Aujourd’hui se pose aussi la question du e-commerce. Néanmoins, 84% des Chinois préfèrent toujours acheter en boutique que sur internet, tout simplement parce qu’il y a une meilleure garantie et qu’ils peuvent essayer le modèle, mais aussi parce qu’ils ont peur qu’il manque le service après-vente sur internet. Ce point du service prend de l’importance. Il faut cependant noter parallèlement qu’une majorité de ces 84% estiment qu’ils pourront un jour acheter une montre sur internet. Mais pas un produit très onéreux: la plupart ne souhaitent pas dépasser les 7’000 RMB, soit moins de 1’000 euros.

La grosse problématique en Chine reste vraiment la menace sur l’authenticité pour des achats plus chers. C’est cette barrière que les marques doivent surpasser. A ce moment-là, si le tracking et la garantie du produit sont vraiment efficaces, les Chinois seront convaincus d’acheter en ligne.

La grosse problématique du e-commerce en Chine reste la menace sur l’authenticité pour les achats les plus chers. C’est cette barrière que les marques doivent surpasser.

Quid de la montre de seconde main?

De manière générale, le marché est plus ouvert à Hong Kong, où l’on trouve plus de magasins de seconde main qu’en Chine continentale, ainsi qu’en Europe, où il y a aujourd’hui une multitude de sites internet de seconde main. Le problème en Chine continentale, c’est qu’il n’y a pas d’intermédiaires sur le marché de seconde main pour garantir le produit: tout se fait pour l’heure de particulier à particulier sur des sites comme Taobao.

Par ailleurs, la montre est un objet acheté pour le statut social en Chine, ou pour des célébrations, il reste donc une forme de réticence à acquérir pour ces occasions des produits de seconde main, qui n’ont pas une bonne image. Les consommateurs veulent le dernier modèle, celui qui est à la mode! Aujourd’hui, 80% de montres de marque sont achetées par des millenials, dont une majorité par ceux qui ont entre 20 et 30 ans et un tiers entre 30 et 40 ans. Ils sont très sensibles aux phénomènes de mode.

Aujourd’hui, 80% de montres de marque sont achetées par des millenials, dont une majorité par ceux qui ont entre 20 et 30 ans et un tiers entre 30 et 40 ans.

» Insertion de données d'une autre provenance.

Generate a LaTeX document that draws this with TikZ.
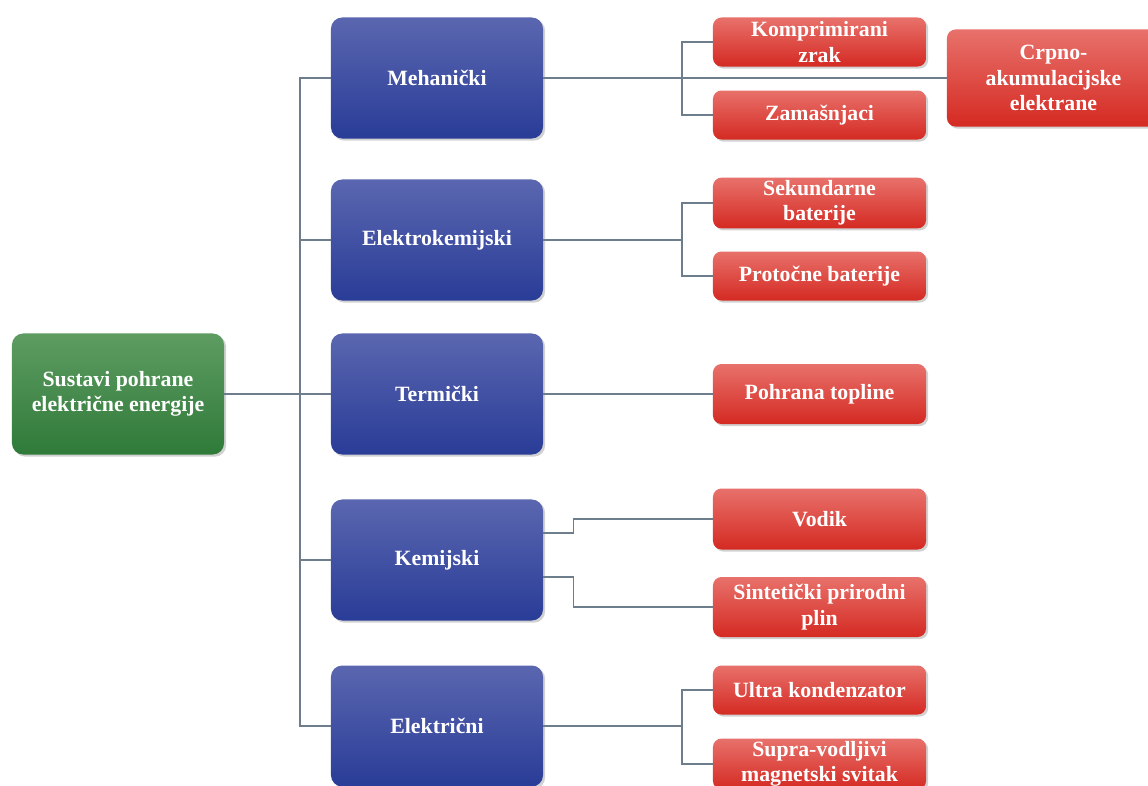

Où en est la campagne anti-corruption?

En octobre dernier a été nommé le nouvel exécutif, c’est-à-dire les sept membres du comité permanent. La campagne anti-corruption va certainement continuer. On note tout de même beaucoup d’évolutions depuis que cette campagne a été lancée il y a quatre ans. Les gens ont toujours le droit d’aller faire des parties de golf ou de dîner dans des restaurants de luxe mais ne peuvent plus y inviter de hauts fonctionnaires. La campagne ne va pas être plus virulente, on entre plutôt dans une période de normalisation.

Par ailleurs, les sociétés horlogères ont déjà adapté leurs produits à cette nouvelle réalité. Le problème était que jusqu’en 2013, la clientèle chinoise achetait des montres très onéreuses en priorité dans le but de faire des cadeaux. Dès lors qu’on achète des montres pour soi-même ou pour sa famille, ce ne sont plus les mêmes types d’achats... Pendant deux ans, les boutiques ont dû adapter leurs stocks aux nouveaux comportements des consommateurs. On entre à présent dans une période normalisée, où les stocks ont été adaptés aux nouveaux goûts des acheteurs. Dès lors, les ventes seront forcément moins impactées par les effets de la lutte anti-corruption. La plupart des consommateurs cherchent à présent des montres en-dessous de 50’000 RMB (6’500 euros) en Chine continentale. Les achats plus onéreux sont réalisés hors de Chine.

Esquisse du futur du marché horloger en Chine

Le marché chinois est porteur car il y a une vraie adoration des montres, pour ce qu’elles représentent en terme de statut et de lifestyle. Et tout ce qui touche au symbole est très ancré: cela ne s’aurait s’effacer en cinq ans. Au contraire, il demeure un très fort potentiel pour les montres mécaniques traditionnelles. Les montres d’exception, de collection, ne sont pas menacées.

Le seul segment qui pourrait être pénalisé aujourd’hui est celui de la montre traditionnelle entrée et milieu de gamme, sous l’effet de l’arrivée des nouveaux acteurs de la montre connectée. Celle-ci n’attire pas que des jeunes ou des sportifs, mais aussi des seniors, parce que ces produits permettent de relever des données utiles à leur santé (en 2030, 30% de la population chinoise aura plus de 60 ans, tout en conservant un pouvoir d’achat important).

Le marché du futur que je vois, donc, repose sur une montre qui ne sert plus uniquement à donner l’heure, mais qu’on choisit soit comme symbole statutaire, en ce qui concerne les modèles classiques, soit pour les données qu’elle permet de capter, en ce qui concerne les modèles connectés. Pour subsister, une marque horlogère doit créer du symbole... ou de la technologie.